Junia, the Apostle:Part 3
- The name ᾽Ιουνιαν can be accented in one of two ways: ᾽Ιουνίαν with an acute accent on the penult, which is feminine, or ᾽Ιουνιᾶν with a circumflex accent on the ultima, which is masculine. The majority of patristic commentators regard this as a feminine name.
Origen seems to cite the name once as masculine and once as feminine, though the masculine is most likely a later corruption of his text. Although most commentators believe that the patristic evidence through the first twelve hundred years or so universally supports the feminine name, one patristic writer is inexplicably overlooked.
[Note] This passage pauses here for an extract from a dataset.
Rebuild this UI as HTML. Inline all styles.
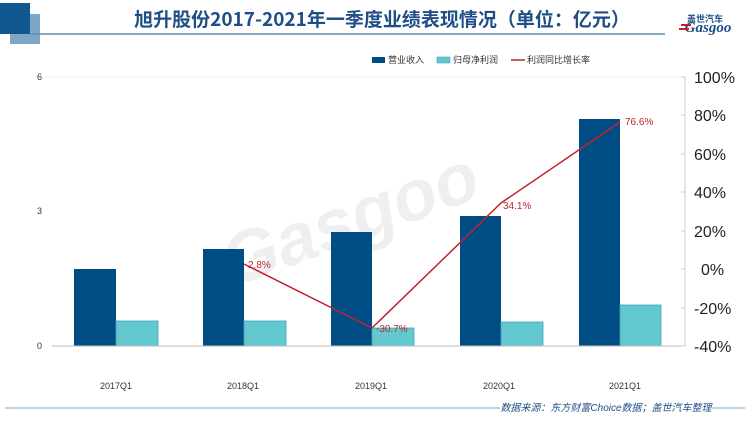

Epiphanius (c. 315-403 CE), bishop of Salamis in Cyprus, mentions Junias in his Index discipulorum 125: (‘Junias, whom Paul also mentions, became bishop of Apameia of Syria’). That Junias is masculine here is evident from the masculine relative pronoun (ou-) following the name. Epiphanius’ reference is unusual in that he only indirectly alludes to Rom. 16:7, but adds additional information about Junias, perhaps preserving an independent tradition. However, Epiphanius’ testimony here ought not to be weighed too heavily, for he calls Prisca in the previous sentence a man, too!
Please understand that I come from a non-hierarchical PB background and I will not be making a major case over the word 'apostle'. I will make a 'minor' case over the word 'apostle' instead. Just letting you know 'apostleship' is not the punchline in this series.